Aim: To investigate primiparous women's primary reason for not breastfeeding.
Methods: We used the 1995 National Survey of Family Growth to analyze the breastfeeding behaviors of a national probability sample of 6733 first-time US mothers, aged 15 to 44 y. Main outcome measures in this cross-sectional study were the reasons for never breastfeeding and reasons for stopping breastfeeding using closed-ended, multiple choice questions.
Results: Most commonly, women did not breastfeed because they "preferred to bottle feed" (66.3%).
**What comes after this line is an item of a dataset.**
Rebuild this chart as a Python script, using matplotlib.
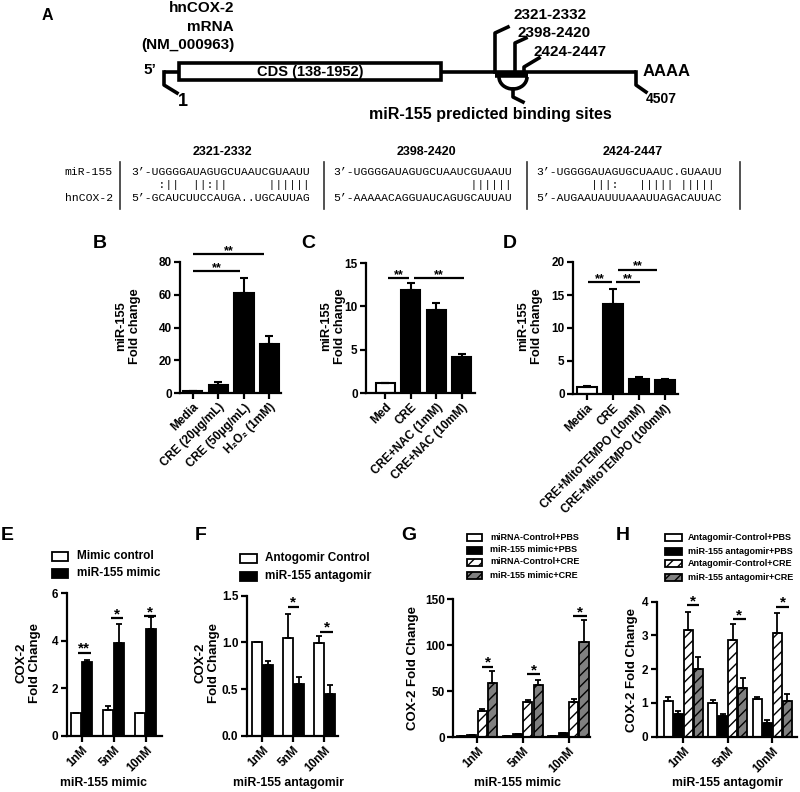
import numpy as np
import matplotlib.pyplot as plt
from matplotlib.patches import Rectangle, Arc
from matplotlib.ticker import FormatStrFormatter

plt.rcParams['font.family'] = ['Liberation Sans', 'DejaVu Sans']
plt.rcParams['font.weight'] = 'bold'
plt.rcParams['hatch.linewidth'] = 1.0
plt.rcParams['axes.linewidth'] = 1.6

W, H = 800, 792

# ---- panel A: transcript map + alignment ----
site_labels = ['2321-2332', '2398-2420', '2424-2447']
mir_seq = ["3’-UGGGGAUAGUGCUAAUCGUAAUU",
           "3’-UGGGGAUAGUGCUAAUCGUAAUU",
           "3’-UGGGGAUAGUGCUAAUC.GUAAUU"]
pairing = ["    :||  ||:||      ||||||",
           "                    ||||||",
           "        |||:   ||||| |||||"]
cox_seq = ["5’-GCAUCUUCCAUGA..UGCAUUAG",
           "5’-AAAAACAGGUAUCAGUGCAUUAU",
           "5’-AUGAAUAUUUAAAUUAGACAUUAC"]

# ---- panels B-D ----
b_labels = ['Media', 'CRE (20μg/mL)', 'CRE (50μg/mL)', 'H₂O₂ (1mM)']
b_mean = [1.0, 5.0, 61.0, 30.0]
b_err = [0.3, 1.6, 9.5, 5.0]
b_fill = ['black', 'black', 'black', 'black']

c_labels = ['Med', 'CRE', 'CRE+NAC (1mM)', 'CRE+NAC (10mM)']
c_mean = [1.1, 11.9, 9.6, 4.2]
c_err = [0.1, 0.8, 0.8, 0.25]
c_fill = ['white', 'black', 'black', 'black']

d_labels = ['Media', 'CRE', 'CRE+MitoTEMPO (10mM)', 'CRE+MitoTEMPO (100mM)']
d_mean = [1.1, 13.7, 2.3, 2.15]
d_err = [0.1, 2.2, 0.2, 0.15]
d_fill = ['white', 'black', 'black', 'black']

# ---- panels E-H ----
doses = ['1nM', '5nM', '10nM']

e_names = ['Mimic control', 'miR-155 mimic']
e_ctrl = [0.95, 1.1, 0.95]
e_ctrl_err = [0.03, 0.15, 0.03]
e_mimic = [3.1, 3.9, 4.5]
e_mimic_err = [0.1, 0.8, 0.5]

f_names = ['Antogomir Control', 'miR-155 antagomir']
f_ctrl = [1.0, 1.05, 0.99]
f_ctrl_err = [0.0, 0.25, 0.08]
f_antag = [0.76, 0.56, 0.45]
f_antag_err = [0.04, 0.07, 0.09]

g_names = ['miRNA-Control+PBS', 'miR-155 mimic+PBS', 'miRNA-Control+CRE', 'miR-155 mimic+CRE']
g_ctrl_pbs = [0.8, 0.8, 0.8]
g_ctrl_pbs_err = [0.2, 0.2, 0.2]
g_mimic_pbs = [2.0, 3.0, 4.0]
g_mimic_pbs_err = [0.3, 0.4, 0.5]
g_ctrl_cre = [28.0, 38.0, 38.0]
g_ctrl_cre_err = [2.0, 2.5, 3.0]
g_mimic_cre = [59.0, 57.0, 103.0]
g_mimic_cre_err = [13.0, 5.0, 24.0]

h_names = ['Antagomir-Control+PBS', 'miR-155 antagomir+PBS', 'Antagomir-Control+CRE', 'miR-155 antagomir+CRE']
h_ctrl_pbs = [1.07, 1.0, 1.12]
h_ctrl_pbs_err = [0.12, 0.08, 0.07]
h_antag_pbs = [0.68, 0.6, 0.4]
h_antag_pbs_err = [0.08, 0.08, 0.1]
h_ctrl_cre = [3.15, 2.88, 3.07]
h_ctrl_cre_err = [0.55, 0.47, 0.6]
h_antag_cre = [2.0, 1.43, 1.05]
h_antag_cre_err = [0.35, 0.3, 0.22]

fills4 = ['white', 'black', 'white', '#808080']
hatch4 = ['', '', '///', '///']


fig = plt.figure(figsize=(W / 100, H / 100), dpi=100)
cv = fig.add_axes([0, 0, 1, 1])
cv.set_xlim(0, W)
cv.set_ylim(H, 0)
cv.axis('off')


def px_axes(left, top, right, bottom):
    ax = fig.add_axes([left / W, 1 - bottom / H, (right - left) / W, (bottom - top) / H])
    ax.patch.set_alpha(0)
    for s in ['top', 'right']:
        ax.spines[s].set_visible(False)
    ax.tick_params(width=1.6, length=4, labelsize=8.5, pad=2)
    return ax


def sig(ax, x0, x1, y, stars, size):
    ax.plot([x0, x1], [y, y], color='black', lw=1.6, clip_on=False, solid_capstyle='butt')
    ax.annotate(stars, ((x0 + x1) / 2, y), xytext=(0, 0), textcoords='offset points',
                ha='center', va='baseline', fontsize=size, annotation_clip=False)


def simple_bars(ax, means, errs, fills, labels, yticks, xlim):
    x = np.arange(len(means))
    ax.bar(x, means, 0.75, color=fills, edgecolor='black', linewidth=1.5, zorder=2)
    ax.errorbar(x, means, yerr=[np.zeros(len(errs)), errs], fmt='none', ecolor='black',
                elinewidth=1.5, capsize=3, capthick=1.5, zorder=3)
    ax.set_xlim(*xlim)
    ax.set_ylim(yticks[0], yticks[-1])
    ax.set_yticks(yticks)
    ax.set_xticks(x)
    ax.set_xticklabels(labels, rotation=45, ha='right', rotation_mode='anchor')


def grouped_bars(ax, series, errs, fills, hatches, step, width, yticks, xlim):
    x = np.arange(len(doses))
    n = len(series)
    for i in range(n):
        off = (i - (n - 1) / 2) * step
        ax.bar(x + off, series[i], width, color=fills[i], hatch=hatches[i],
               edgecolor='black', linewidth=1.3, zorder=2)
        ax.errorbar(x + off, series[i], yerr=[np.zeros(len(doses)), errs[i]], fmt='none',
                    ecolor='black', elinewidth=1.3, capsize=2.5, capthick=1.3, zorder=3)
    ax.set_xlim(*xlim)
    ax.set_ylim(yticks[0], yticks[-1])
    ax.set_yticks(yticks)
    ax.set_xticks(x)
    ax.set_xticklabels(doses, rotation=45, ha='right', rotation_mode='anchor')


# ---------------- Panel A ----------------
lw = 2.6
cv.text(47, 15, 'A', fontsize=11.5, ha='center', va='center')
for txt, yy in zip(['hnCOX-2', 'mRNA', '(NM_000963)'], [8, 27, 45]):
    cv.text(234, yy, txt, fontsize=11, ha='right', va='center')
cv.plot([164, 636], [72, 72], color='black', lw=lw, solid_capstyle='butt')
cv.add_patch(Rectangle((179, 63), 262, 17, facecolor='white', edgecolor='black', lw=lw, zorder=3))
cv.text(310, 72, 'CDS (138-1952)', fontsize=10.5, ha='center', va='center', zorder=4)
cv.text(150, 70, '5’', fontsize=11, ha='center', va='center')
cv.plot([164, 164, 177], [72, 85, 93], color='black', lw=lw)
cv.text(183, 101, '1', fontsize=13, ha='center', va='center')
cv.text(643, 71, 'AAAA', fontsize=12, ha='left', va='center')
cv.plot([636, 636, 646], [72, 85, 92], color='black', lw=lw)
cv.text(646, 99, '4507', fontsize=10, ha='left', va='center')

site_x = [495, 515, 524]
site_top = [33, 43, 67]
site_tip = [(508, 27), (526, 38), (539, 58)]
site_txt = [(513, 15), (518, 33), (533, 52)]
for lab, sx, st, tip, tp in zip(site_labels, site_x, site_top, site_tip, site_txt):
    cv.plot([sx, sx, tip[0]], [72, st, tip[1]], color='black', lw=lw)
    cv.text(tp[0], tp[1], lab, fontsize=11, ha='left', va='center')
cv.plot([495, 528], [75, 75], color='black', lw=4, solid_capstyle='butt')
cv.add_patch(Arc((513, 77), 28, 24, theta1=0, theta2=180, color='black', lw=lw))
cv.plot([513, 513, 523], [89, 97, 102], color='black', lw=lw)
cv.text(490, 115, 'miR-155 predicted binding sites', fontsize=11.5, ha='center', va='center')

# alignment table
col_x = [131, 333, 536]
head_x = [222, 426, 633]
for i in range(3):
    cv.text(head_x[i], 152, site_labels[i], fontsize=9, ha='center', va='center')
    for txt, yy in zip([mir_seq[i], pairing[i], cox_seq[i]], [172, 185, 198]):
        cv.text(col_x[i], yy, txt, fontsize=8.2, fontweight='normal', ha='left', va='center',
                family=['Liberation Mono', 'DejaVu Sans Mono'])
for vx in [120, 324, 527, 740]:
    cv.plot([vx, vx], [162, 209], color='#333333', lw=1.2)
cv.text(113, 172, 'miR-155', fontsize=8.2, fontweight='normal', ha='right', va='center',
        family=['Liberation Mono', 'DejaVu Sans Mono'])
cv.text(113, 198, 'hnCOX-2', fontsize=8.2, fontweight='normal', ha='right', va='center',
        family=['Liberation Mono', 'DejaVu Sans Mono'])

# ---------------- Panels B-D ----------------
axb = px_axes(180, 262, 281, 393)
simple_bars(axb, b_mean, b_err, b_fill, b_labels, [0, 20, 40, 60, 80], (-0.5, 3.45))
sig(axb, 0, 1.85, 74.5, '**', 9)
sig(axb, 0, 2.8, 85, '**', 9)

axc = px_axes(366, 263, 475, 393)
simple_bars(axc, c_mean, c_err, c_fill, c_labels, [0, 5, 10, 15], (-0.75, 3.52))
sig(axc, 0.13, 0.94, 13.3, '**', 9)
sig(axc, 1.14, 3.1, 13.3, '**', 9)

axd = px_axes(573, 262, 678, 394)
simple_bars(axd, d_mean, d_err, d_fill, d_labels, [0, 5, 10, 15, 20], (-0.53, 3.5))
sig(axd, 0.05, 0.98, 17, '**', 9)
sig(axd, 1.13, 2.05, 17, '**', 9)
sig(axd, 1.2, 2.7, 18.85, '**', 9)

for lab, xx in zip(['B', 'C', 'D'], [100, 308, 510]):
    cv.text(xx, 243, lab, fontsize=14, ha='center', va='center')
for xx in [128, 333, 530]:
    cv.text(xx, 326, 'miR-155\nFold change', fontsize=9.3, rotation=90,
            ha='center', va='center', linespacing=1.15)

# ---------------- Panels E-H ----------------
axe = px_axes(66.7, 593, 161.7, 736)
grouped_bars(axe, [e_ctrl, e_mimic], [e_ctrl_err, e_mimic_err], ['white', 'black'], ['', ''],
             0.355, 0.31, [0, 2, 4, 6], (-0.47, 2.5))
sig(axe, -0.11, 0.28, 3.5, '**', 11)
sig(axe, 1 - 0.08, 1.3, 4.95, '*', 11)
sig(axe, 2 - 0.06, 2.33, 5.02, '*', 11)

axf = px_axes(246.7, 595.7, 338, 736)
grouped_bars(axf, [f_ctrl, f_antag], [f_ctrl_err, f_antag_err], ['white', 'black'], ['', ''],
             0.365, 0.32, [0, 0.5, 1.0, 1.5], (-0.5, 2.44))
axf.yaxis.set_major_formatter(FormatStrFormatter('%.1f'))
sig(axf, 1 - 0.18, 1.18, 1.38, '*', 11)
sig(axf, 2 - 0.13, 2.27, 1.115, '*', 11)

axg = px_axes(453, 599, 590, 737)
grouped_bars(axg, [g_ctrl_pbs, g_mimic_pbs, g_ctrl_cre, g_mimic_cre],
             [g_ctrl_pbs_err, g_mimic_pbs_err, g_ctrl_cre_err, g_mimic_cre_err],
             fills4, hatch4, 0.225, 0.2, [0, 50, 100, 150], (-0.525, 2.47))
sig(axg, 0.1, 0.36, 76.5, '*', 11)
sig(axg, 1.1, 1.38, 68.5, '*', 11)
sig(axg, 2.1, 2.4, 131, '*', 11)

axh = px_axes(656.7, 601.7, 797, 736.7)
grouped_bars(axh, [h_ctrl_pbs, h_antag_pbs, h_ctrl_cre, h_antag_cre],
             [h_ctrl_pbs_err, h_antag_pbs_err, h_ctrl_cre_err, h_antag_cre_err],
             fills4, hatch4, 0.224, 0.2, [0, 1, 2, 3, 4], (-0.59, 2.55))
sig(axh, 0.09, 0.36, 3.9, '*', 11)
sig(axh, 1.11, 1.4, 3.48, '*', 11)
sig(axh, 2.09, 2.36, 3.85, '*', 11)

for lab, xx in zip(['E', 'F', 'G', 'H'], [7, 201, 409, 623]):
    cv.text(xx, 535, lab, fontsize=14, ha='center', va='center')
for xx in [28, 207]:
    cv.text(xx, 663, 'COX-2\nFold Change', fontsize=9.5, rotation=90,
            ha='center', va='center', linespacing=1.15)
cv.text(413, 668, 'COX-2 Fold Change', fontsize=9.5, rotation=90, ha='center', va='center')
cv.text(632, 670, 'COX-2 Fold Change', fontsize=9.5, rotation=90, ha='center', va='center')
for txt, xx in zip(['miR-155 mimic', 'miR-155 antagomir', 'miR-155 mimic', 'miR-155 antagomir'],
                   [103, 288, 518, 727]):
    cv.text(xx, 783, txt, fontsize=8.8, ha='center', va='center')


def legend(x0, w, h, tx, ys, names, fills, hatches, size):
    for yy, nm, fc, hc in zip(ys, names, fills, hatches):
        cv.add_patch(Rectangle((x0, yy - h / 2), w, h, facecolor=fc, hatch=hc,
                               edgecolor='black', lw=1.3))
        cv.text(tx, yy, nm, fontsize=size, ha='left', va='center')


legend(52, 16, 9, 77, [556, 573], e_names, ['white', 'black'], ['', ''], 8.5)
legend(240, 17, 9, 265, [558, 576], f_names, ['white', 'black'], ['', ''], 8.5)
legend(467, 15, 7, 490, [537, 550, 562, 575], g_names, fills4, hatch4, 6.5)
legend(665, 17, 7, 688, [537, 551, 563, 577], h_names, fills4, hatch4, 6.5)

plt.savefig('out.png', dpi=100)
The most common reason for stopping breastfeeding was that the child was "old enough to wean" (35.7%), although 15%, 34%, 54%, and 78% of those women had stopped breastfeeding by 3, 6, 9, and 12 mo, respectively. "Physical or medical problem" was reported by 14.9% of women who did not breastfeed and 26.9% of women who had stopped breastfeeding, making it the second most common reason for not breastfeeding in each group. There were significant differences across racial and ethnic groups.
Conclusion: Additional studies are needed to better understand why women "prefer to bottle feed", especially black women. Increasingly effective programs and policies to promote breastfeeding will logically follow. Since physical and medical problems are such common reasons both for never breastfeeding and for stopping breastfeeding, individual healthcare providers can have a significant impact on breastfeeding rates and duration.